### [What the task asks]
Note how many lines contain "seaborn" and give that number, with nothing else.

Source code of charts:
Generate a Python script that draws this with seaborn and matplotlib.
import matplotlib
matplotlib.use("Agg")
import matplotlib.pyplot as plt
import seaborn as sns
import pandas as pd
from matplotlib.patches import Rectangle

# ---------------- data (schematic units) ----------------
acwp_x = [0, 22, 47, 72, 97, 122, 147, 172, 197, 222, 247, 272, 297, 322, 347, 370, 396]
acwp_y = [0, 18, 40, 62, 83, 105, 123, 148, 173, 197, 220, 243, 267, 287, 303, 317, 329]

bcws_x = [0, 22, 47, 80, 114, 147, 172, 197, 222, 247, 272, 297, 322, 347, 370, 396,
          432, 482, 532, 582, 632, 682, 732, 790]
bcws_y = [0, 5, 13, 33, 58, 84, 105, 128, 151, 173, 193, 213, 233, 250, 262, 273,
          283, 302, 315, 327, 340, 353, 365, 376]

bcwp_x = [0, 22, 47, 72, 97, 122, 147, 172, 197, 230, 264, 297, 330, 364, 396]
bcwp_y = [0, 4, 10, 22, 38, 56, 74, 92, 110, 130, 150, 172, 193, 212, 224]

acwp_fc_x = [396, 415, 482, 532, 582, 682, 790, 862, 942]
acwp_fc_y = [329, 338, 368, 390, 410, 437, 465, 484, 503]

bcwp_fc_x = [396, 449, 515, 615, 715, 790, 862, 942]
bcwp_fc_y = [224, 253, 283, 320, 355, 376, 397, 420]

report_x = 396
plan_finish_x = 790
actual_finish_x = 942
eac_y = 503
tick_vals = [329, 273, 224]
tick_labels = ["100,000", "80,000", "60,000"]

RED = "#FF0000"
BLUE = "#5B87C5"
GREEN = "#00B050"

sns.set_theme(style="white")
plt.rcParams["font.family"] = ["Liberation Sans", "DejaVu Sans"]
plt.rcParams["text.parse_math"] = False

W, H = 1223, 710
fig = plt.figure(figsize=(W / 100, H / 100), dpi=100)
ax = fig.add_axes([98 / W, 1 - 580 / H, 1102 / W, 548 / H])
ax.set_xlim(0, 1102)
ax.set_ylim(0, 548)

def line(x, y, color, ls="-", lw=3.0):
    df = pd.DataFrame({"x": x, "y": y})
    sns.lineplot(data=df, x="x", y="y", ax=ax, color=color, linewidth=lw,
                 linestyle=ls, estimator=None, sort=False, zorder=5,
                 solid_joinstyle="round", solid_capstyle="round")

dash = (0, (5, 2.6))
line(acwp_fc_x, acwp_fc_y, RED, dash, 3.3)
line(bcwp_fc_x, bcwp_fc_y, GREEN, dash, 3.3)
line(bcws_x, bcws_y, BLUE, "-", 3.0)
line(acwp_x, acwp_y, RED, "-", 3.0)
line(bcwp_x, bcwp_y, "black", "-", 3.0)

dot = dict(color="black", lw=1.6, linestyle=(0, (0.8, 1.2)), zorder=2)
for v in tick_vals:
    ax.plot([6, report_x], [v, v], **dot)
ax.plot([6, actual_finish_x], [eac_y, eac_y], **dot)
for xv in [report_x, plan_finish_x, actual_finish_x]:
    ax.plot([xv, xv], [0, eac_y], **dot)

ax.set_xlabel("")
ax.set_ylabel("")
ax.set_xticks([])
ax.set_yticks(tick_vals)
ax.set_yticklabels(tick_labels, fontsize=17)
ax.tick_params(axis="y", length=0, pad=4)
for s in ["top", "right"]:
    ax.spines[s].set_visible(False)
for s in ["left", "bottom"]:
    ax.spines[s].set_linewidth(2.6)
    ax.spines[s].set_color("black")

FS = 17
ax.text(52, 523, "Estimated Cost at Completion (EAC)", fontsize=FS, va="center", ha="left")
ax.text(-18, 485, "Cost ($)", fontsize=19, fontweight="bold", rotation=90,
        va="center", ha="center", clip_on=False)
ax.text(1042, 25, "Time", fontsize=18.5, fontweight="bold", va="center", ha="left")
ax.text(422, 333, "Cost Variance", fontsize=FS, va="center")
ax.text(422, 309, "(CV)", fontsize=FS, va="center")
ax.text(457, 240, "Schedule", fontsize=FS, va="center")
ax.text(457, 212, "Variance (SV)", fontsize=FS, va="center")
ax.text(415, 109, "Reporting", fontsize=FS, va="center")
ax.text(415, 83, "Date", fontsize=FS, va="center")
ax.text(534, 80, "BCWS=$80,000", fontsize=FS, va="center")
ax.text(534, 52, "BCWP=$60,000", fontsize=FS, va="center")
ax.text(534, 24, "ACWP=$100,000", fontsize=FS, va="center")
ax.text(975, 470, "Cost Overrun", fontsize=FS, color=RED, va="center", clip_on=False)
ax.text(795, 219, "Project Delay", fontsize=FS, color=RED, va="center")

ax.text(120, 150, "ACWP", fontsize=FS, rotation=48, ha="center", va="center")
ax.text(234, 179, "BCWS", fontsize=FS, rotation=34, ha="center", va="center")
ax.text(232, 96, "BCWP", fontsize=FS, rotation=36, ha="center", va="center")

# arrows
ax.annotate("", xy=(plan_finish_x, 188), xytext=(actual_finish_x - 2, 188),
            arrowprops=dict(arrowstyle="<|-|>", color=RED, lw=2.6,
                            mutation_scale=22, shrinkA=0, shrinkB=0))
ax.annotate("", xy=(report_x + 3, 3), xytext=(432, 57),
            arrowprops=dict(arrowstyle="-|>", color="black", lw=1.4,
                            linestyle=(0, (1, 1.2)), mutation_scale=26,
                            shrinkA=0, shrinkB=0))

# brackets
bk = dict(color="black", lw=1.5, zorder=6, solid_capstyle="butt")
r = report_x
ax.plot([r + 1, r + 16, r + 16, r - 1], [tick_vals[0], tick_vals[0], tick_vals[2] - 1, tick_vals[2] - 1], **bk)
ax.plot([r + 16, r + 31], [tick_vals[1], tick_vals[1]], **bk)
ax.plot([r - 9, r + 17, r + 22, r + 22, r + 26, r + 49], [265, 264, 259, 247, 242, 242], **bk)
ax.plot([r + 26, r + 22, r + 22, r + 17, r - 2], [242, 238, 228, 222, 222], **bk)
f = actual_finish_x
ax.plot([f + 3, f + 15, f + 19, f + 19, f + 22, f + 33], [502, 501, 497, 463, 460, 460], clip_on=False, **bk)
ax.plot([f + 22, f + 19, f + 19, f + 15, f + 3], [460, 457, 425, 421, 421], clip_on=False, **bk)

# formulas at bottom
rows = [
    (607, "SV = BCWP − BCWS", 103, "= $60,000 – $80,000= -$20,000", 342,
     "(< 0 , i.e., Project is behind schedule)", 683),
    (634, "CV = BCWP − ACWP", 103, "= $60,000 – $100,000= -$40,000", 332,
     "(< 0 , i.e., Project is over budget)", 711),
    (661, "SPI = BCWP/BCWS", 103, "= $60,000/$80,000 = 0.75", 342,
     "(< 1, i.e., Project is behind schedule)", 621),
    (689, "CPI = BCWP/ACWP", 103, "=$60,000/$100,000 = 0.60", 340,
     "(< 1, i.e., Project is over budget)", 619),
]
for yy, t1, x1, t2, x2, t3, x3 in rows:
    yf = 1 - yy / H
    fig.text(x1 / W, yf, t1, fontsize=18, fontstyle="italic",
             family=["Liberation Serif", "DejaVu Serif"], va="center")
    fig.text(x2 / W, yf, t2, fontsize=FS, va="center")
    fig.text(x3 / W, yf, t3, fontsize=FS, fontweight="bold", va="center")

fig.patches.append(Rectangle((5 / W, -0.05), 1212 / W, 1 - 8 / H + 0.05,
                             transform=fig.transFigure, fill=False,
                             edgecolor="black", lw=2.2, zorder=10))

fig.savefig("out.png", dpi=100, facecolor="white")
...
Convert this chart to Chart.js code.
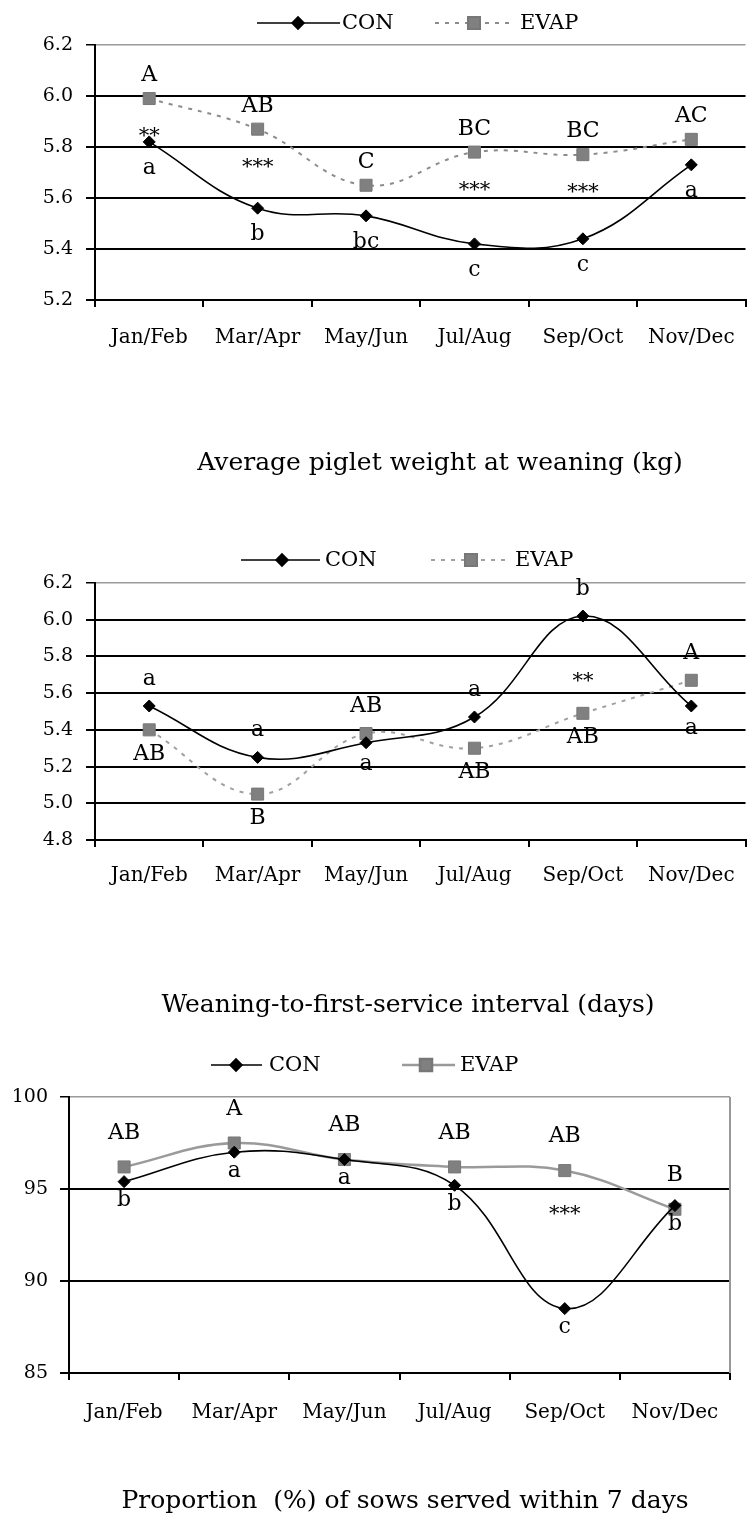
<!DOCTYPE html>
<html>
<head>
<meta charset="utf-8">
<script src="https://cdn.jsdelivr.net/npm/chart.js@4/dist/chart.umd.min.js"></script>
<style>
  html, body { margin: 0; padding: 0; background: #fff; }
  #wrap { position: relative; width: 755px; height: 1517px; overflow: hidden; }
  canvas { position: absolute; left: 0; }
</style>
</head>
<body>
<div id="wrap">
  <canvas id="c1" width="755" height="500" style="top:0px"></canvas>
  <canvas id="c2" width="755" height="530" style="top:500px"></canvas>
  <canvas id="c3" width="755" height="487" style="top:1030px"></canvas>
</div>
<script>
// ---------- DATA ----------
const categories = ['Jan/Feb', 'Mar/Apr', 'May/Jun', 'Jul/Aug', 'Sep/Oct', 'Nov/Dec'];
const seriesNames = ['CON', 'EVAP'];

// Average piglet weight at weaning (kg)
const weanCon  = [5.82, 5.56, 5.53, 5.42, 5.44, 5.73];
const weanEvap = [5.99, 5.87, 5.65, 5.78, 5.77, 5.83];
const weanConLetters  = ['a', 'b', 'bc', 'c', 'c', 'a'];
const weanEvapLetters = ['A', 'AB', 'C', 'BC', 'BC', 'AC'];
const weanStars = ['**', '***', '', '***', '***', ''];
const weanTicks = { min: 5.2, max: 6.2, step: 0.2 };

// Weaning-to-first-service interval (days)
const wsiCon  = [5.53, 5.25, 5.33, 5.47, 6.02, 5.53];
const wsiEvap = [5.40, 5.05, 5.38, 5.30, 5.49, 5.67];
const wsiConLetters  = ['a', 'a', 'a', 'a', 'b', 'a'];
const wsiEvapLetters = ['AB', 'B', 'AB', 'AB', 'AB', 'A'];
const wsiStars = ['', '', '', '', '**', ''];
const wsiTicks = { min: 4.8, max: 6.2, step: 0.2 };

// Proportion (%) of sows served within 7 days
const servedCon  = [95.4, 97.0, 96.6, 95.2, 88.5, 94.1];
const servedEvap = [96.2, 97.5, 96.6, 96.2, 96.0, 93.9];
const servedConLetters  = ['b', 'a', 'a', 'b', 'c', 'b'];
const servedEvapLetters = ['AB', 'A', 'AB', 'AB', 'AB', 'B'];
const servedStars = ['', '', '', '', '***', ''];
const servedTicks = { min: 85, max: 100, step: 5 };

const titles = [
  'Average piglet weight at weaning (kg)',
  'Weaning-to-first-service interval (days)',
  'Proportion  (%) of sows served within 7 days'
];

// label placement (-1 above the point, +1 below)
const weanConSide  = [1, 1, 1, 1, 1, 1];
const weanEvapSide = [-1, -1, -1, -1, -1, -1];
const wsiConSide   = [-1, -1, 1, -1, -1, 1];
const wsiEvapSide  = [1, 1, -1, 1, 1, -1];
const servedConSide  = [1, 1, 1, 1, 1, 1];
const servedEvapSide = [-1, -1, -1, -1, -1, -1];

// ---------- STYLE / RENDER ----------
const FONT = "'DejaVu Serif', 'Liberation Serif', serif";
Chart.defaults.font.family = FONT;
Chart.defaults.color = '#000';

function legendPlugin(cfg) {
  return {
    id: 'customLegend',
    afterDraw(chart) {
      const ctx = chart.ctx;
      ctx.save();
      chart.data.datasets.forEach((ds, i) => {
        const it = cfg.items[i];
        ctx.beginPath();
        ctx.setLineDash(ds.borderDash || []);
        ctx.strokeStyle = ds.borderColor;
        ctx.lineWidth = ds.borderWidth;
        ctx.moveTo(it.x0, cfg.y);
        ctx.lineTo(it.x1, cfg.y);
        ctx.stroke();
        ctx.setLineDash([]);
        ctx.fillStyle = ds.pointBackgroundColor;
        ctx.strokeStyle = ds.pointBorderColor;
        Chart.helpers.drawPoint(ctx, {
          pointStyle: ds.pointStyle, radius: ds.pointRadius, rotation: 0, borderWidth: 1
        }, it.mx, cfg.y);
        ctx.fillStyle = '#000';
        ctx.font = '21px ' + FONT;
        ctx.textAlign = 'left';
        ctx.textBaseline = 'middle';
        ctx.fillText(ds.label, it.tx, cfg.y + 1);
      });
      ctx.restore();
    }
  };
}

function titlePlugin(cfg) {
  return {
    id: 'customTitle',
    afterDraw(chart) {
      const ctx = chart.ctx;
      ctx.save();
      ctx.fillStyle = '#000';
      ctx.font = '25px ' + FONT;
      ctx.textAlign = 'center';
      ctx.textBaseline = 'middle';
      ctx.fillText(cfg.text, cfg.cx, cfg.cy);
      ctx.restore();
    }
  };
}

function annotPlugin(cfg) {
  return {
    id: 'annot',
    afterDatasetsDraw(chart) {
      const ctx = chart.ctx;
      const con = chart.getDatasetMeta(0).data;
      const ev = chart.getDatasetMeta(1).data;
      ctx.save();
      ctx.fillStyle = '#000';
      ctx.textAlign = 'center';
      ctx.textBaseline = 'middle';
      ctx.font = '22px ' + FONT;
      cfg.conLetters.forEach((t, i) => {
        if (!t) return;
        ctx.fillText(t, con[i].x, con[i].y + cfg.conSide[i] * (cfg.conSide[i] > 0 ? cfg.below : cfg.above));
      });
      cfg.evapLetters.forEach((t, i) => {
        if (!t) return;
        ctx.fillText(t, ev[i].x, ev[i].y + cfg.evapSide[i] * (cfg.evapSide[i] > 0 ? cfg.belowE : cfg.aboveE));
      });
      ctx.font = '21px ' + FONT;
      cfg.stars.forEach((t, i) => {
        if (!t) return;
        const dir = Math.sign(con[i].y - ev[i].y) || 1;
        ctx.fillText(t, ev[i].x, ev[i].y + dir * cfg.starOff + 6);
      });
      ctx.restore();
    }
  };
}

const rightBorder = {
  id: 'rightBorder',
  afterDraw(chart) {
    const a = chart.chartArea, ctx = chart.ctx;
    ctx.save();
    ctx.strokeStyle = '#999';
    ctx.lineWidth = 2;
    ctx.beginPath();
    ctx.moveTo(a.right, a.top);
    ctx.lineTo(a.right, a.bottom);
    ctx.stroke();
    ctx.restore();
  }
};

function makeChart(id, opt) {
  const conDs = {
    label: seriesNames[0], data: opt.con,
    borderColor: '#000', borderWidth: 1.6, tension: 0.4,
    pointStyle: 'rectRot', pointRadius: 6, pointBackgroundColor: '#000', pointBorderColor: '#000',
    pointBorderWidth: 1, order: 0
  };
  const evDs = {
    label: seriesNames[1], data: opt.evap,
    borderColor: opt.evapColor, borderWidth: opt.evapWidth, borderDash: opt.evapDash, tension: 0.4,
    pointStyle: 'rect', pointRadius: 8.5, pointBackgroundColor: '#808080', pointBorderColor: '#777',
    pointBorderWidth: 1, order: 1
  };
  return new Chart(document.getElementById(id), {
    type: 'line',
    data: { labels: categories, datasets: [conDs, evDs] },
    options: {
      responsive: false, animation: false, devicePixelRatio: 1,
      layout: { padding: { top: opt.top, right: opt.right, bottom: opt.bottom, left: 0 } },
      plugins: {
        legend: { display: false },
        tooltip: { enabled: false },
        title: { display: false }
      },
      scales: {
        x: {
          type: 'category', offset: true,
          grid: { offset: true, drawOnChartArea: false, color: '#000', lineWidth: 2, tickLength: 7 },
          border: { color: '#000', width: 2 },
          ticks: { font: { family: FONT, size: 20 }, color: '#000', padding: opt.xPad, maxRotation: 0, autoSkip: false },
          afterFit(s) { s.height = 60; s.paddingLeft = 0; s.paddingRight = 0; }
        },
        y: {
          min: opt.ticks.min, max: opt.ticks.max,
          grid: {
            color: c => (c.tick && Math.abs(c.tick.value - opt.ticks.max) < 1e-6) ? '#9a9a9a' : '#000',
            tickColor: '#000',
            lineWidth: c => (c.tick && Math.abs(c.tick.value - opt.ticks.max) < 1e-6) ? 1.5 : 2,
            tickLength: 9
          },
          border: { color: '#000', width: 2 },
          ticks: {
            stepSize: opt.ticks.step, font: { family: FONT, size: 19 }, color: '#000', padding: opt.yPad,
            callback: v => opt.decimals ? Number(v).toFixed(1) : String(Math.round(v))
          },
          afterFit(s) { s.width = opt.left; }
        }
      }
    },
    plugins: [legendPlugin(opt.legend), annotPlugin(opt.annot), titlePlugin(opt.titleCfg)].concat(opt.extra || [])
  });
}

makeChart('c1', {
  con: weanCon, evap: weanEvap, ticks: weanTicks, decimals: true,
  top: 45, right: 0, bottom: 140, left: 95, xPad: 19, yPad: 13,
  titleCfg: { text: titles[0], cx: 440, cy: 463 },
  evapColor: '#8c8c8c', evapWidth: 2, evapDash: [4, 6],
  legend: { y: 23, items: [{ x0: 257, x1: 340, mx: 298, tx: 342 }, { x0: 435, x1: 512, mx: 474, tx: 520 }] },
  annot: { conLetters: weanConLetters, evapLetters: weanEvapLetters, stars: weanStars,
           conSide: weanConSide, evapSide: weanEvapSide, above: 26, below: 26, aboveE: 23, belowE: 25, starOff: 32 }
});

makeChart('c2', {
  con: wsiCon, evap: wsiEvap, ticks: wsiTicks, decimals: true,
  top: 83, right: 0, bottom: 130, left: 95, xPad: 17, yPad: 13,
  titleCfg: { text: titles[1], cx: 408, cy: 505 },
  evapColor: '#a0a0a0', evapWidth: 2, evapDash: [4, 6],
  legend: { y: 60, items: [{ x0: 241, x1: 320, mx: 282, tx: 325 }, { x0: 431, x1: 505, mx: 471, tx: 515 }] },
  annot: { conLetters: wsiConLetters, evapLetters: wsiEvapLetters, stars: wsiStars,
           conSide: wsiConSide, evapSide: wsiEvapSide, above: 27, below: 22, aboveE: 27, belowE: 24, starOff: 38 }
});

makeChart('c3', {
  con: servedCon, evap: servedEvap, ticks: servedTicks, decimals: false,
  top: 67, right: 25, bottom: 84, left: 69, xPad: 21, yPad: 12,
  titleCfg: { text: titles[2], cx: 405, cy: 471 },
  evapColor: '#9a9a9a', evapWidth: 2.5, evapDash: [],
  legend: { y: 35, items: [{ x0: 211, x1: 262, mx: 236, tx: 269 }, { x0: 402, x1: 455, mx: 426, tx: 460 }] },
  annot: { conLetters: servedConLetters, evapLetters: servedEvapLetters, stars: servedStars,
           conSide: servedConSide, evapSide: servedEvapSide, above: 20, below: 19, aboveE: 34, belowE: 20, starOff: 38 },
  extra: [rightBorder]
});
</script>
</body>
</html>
==
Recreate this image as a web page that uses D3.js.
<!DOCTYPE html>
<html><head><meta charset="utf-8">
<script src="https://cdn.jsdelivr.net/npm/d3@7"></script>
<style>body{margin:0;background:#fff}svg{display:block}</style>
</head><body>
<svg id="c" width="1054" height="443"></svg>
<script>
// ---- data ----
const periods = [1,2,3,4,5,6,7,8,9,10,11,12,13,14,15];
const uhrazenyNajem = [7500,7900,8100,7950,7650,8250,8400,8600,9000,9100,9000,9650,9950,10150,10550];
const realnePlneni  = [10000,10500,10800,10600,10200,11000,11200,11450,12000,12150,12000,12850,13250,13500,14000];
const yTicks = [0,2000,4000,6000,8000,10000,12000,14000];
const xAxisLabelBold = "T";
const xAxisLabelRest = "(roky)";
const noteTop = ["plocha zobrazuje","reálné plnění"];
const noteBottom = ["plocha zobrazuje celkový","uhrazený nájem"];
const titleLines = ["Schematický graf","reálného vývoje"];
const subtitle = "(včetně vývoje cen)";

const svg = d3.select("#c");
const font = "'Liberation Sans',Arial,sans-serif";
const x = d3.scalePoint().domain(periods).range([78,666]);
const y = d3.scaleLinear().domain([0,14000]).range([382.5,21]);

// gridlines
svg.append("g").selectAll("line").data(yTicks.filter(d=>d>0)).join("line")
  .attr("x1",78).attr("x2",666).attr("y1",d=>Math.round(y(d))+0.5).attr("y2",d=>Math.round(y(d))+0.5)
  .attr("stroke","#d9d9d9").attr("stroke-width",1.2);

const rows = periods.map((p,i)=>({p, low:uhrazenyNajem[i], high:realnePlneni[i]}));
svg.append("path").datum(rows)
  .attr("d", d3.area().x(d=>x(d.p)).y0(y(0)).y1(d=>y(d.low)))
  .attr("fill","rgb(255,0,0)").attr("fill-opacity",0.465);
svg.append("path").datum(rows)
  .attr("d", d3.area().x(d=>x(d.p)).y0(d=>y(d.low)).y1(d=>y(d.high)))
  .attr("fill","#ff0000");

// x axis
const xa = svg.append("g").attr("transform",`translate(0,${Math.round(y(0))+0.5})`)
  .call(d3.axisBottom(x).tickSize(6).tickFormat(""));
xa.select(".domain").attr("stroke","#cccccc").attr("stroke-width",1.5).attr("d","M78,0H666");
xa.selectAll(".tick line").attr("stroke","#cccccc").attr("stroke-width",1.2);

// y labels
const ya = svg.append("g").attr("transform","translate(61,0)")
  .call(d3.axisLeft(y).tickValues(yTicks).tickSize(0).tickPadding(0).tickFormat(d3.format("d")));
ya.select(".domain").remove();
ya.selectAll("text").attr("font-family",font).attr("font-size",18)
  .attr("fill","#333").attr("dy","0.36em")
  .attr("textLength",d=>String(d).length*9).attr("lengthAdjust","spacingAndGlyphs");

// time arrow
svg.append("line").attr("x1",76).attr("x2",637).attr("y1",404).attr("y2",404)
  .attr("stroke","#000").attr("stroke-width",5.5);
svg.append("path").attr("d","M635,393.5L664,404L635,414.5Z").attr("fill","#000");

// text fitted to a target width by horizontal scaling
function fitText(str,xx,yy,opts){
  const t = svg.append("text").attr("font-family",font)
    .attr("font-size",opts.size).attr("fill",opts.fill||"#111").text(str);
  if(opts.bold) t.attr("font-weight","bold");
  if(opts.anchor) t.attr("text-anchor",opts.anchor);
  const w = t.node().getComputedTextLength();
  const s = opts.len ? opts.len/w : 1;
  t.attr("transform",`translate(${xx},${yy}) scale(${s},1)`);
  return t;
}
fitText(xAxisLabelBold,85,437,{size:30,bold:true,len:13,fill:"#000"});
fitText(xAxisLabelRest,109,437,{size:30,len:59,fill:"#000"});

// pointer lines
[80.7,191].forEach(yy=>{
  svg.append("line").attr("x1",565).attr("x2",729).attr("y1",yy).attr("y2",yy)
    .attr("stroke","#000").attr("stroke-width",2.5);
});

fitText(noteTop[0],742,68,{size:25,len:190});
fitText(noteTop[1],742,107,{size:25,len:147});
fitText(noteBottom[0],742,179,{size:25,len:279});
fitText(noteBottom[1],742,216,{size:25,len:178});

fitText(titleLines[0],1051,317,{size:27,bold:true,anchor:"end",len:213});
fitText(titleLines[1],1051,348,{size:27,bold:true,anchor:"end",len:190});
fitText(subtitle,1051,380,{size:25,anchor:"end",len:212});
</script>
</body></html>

### [Solution for this problem]
2